Sonny Tuigamala

Personal information
- Born: 17 June 1988 (age 37) Sydney, Australia
- Height: 183 cm (6 ft 0 in)
- Weight: 87 kg (13 st 10 lb)

Playing information
- Position: Wing
Club
| Years | Team | Pld | T | G | FG | P |
| 2009 | Sydney Roosters | 4 | 0 | 0 | 0 | 0 |
- Source: NRL Stats

= Sonny Tuigamala =

Australian rugby league footballer

Sonny Tuigamala (born 17 June 1988) is an Australian former professional rugby league footballer who played for the Sydney Roosters in the NRL.

==Early life==
Tuigamala was educated at Chifley College Bidwill Campus and played his junior footy for St Mary's Saints in Western Sydney.

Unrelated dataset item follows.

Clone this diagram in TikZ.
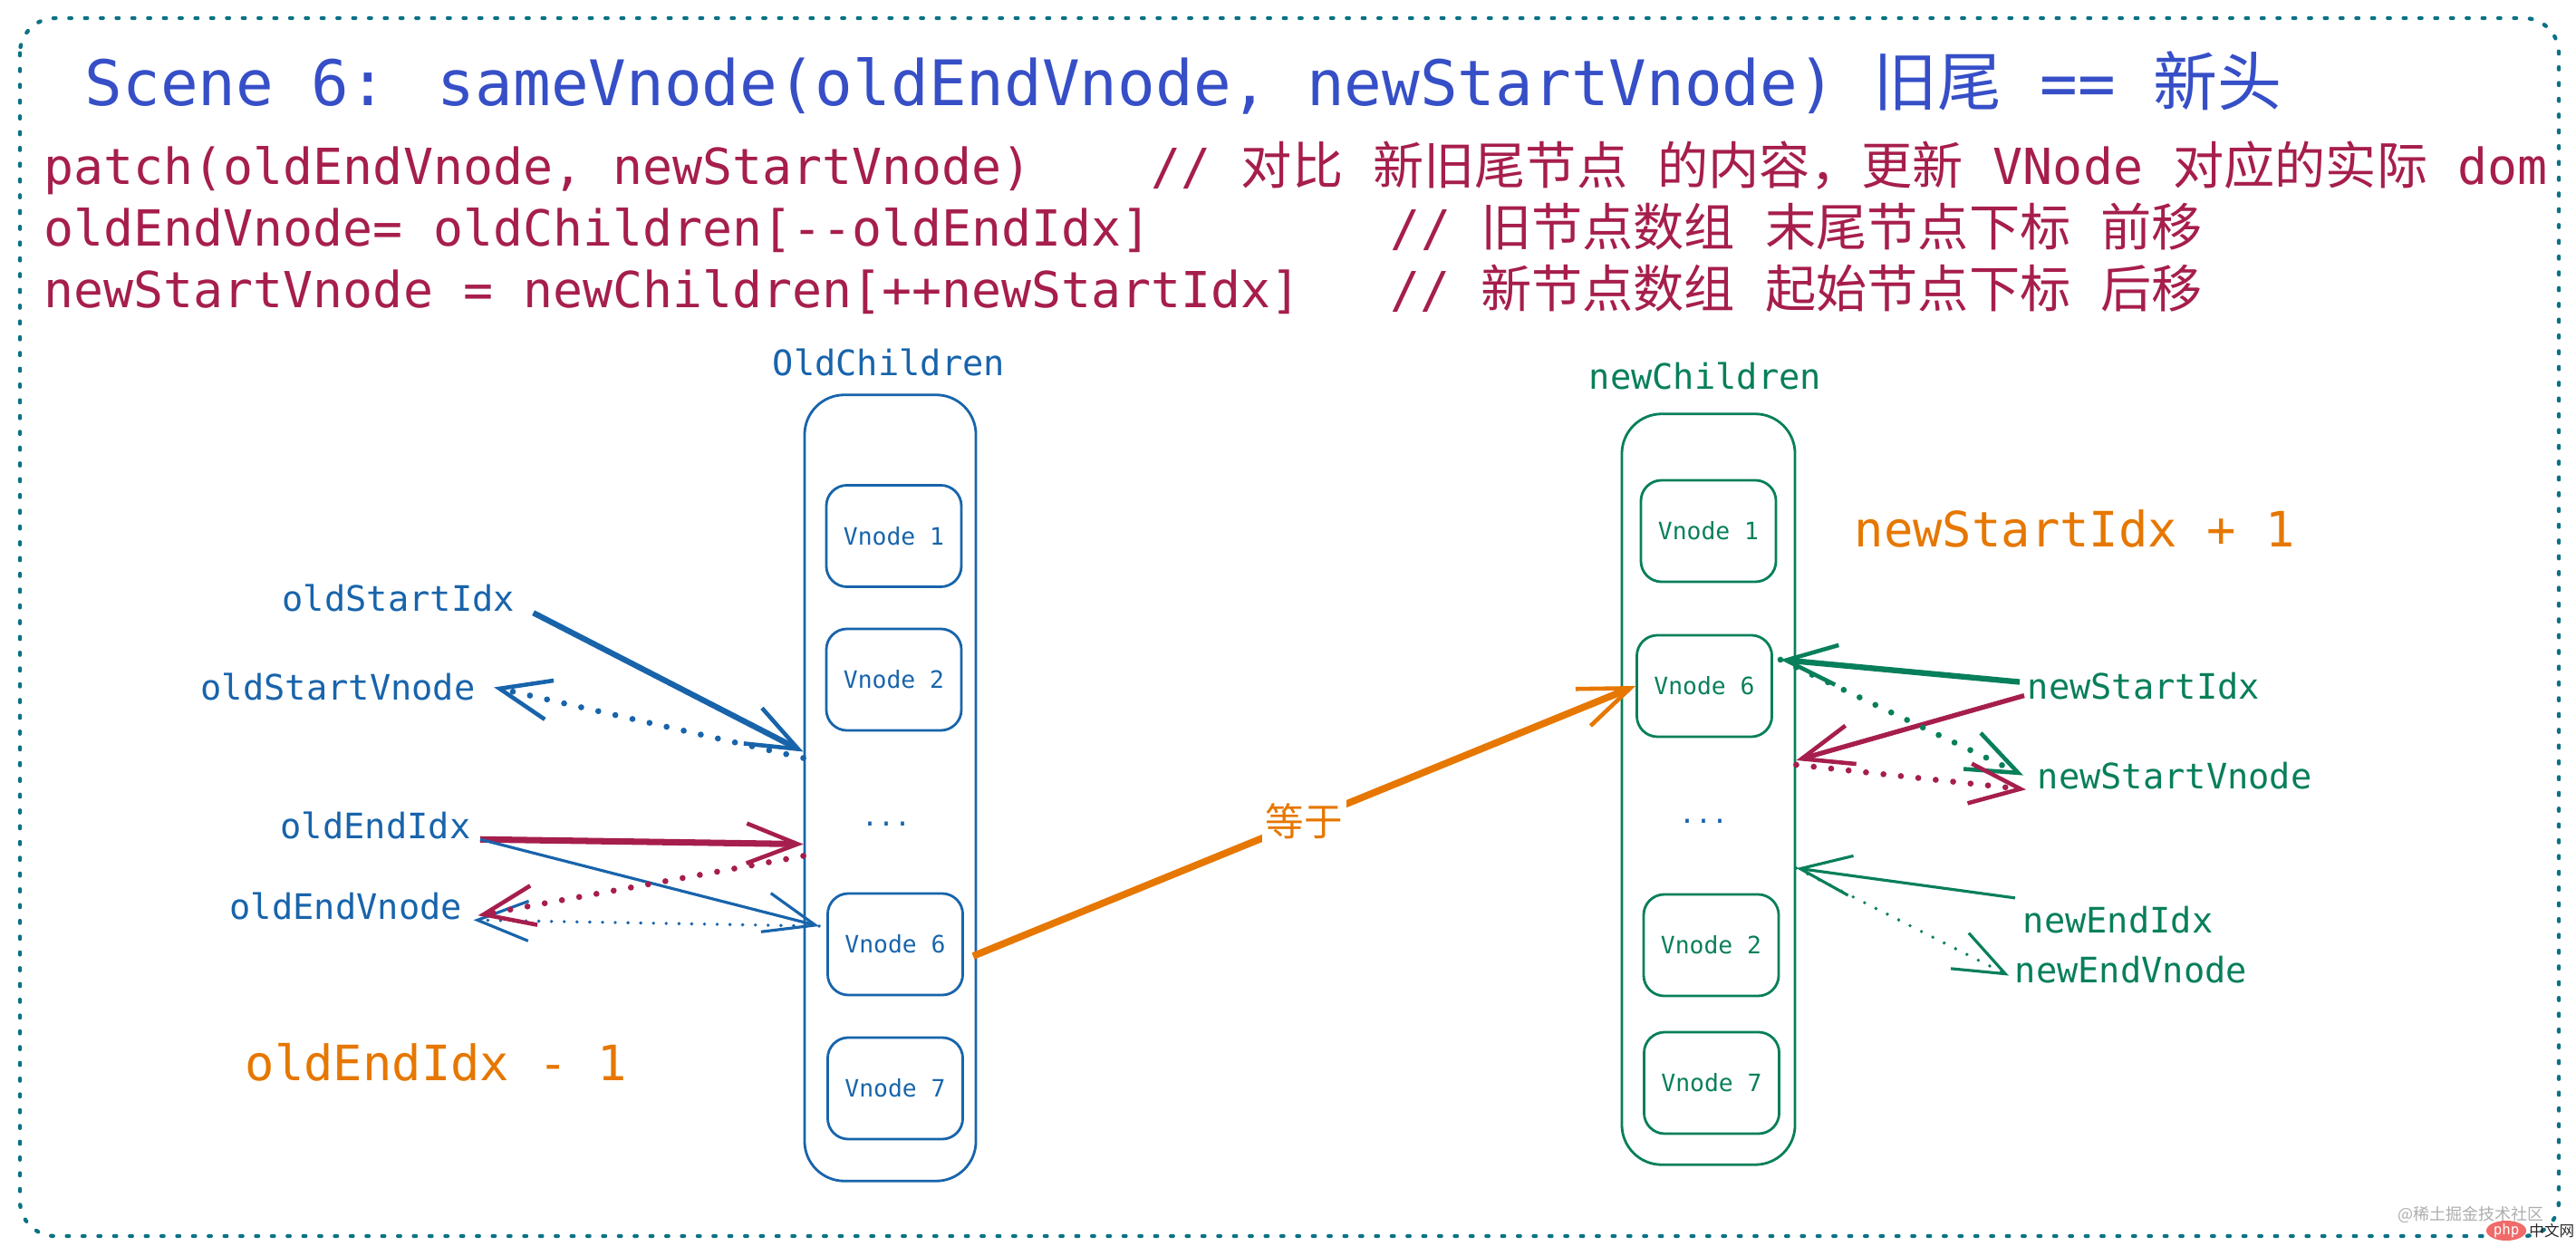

He previously played for the Penrith Toyota Cup Team.

==Playing career==
Tuigamala made his first grade debut for the Sydney Roosters in round 3 of the 2009 NRL season against the Wests Tigers. Tuigamala played four matches with the club which were all losses. Tuigamala spent most of the season playing for the clubs feeder side Newtown in the NSW Cup where he was their top try scorer. The Sydney Roosters would finish the 2009 season with the Wooden Spoon. Tuigamala signed back with junior club, Penrith, for the 2011 NRL season, but did not play any first grade matches for the Western Sydney club.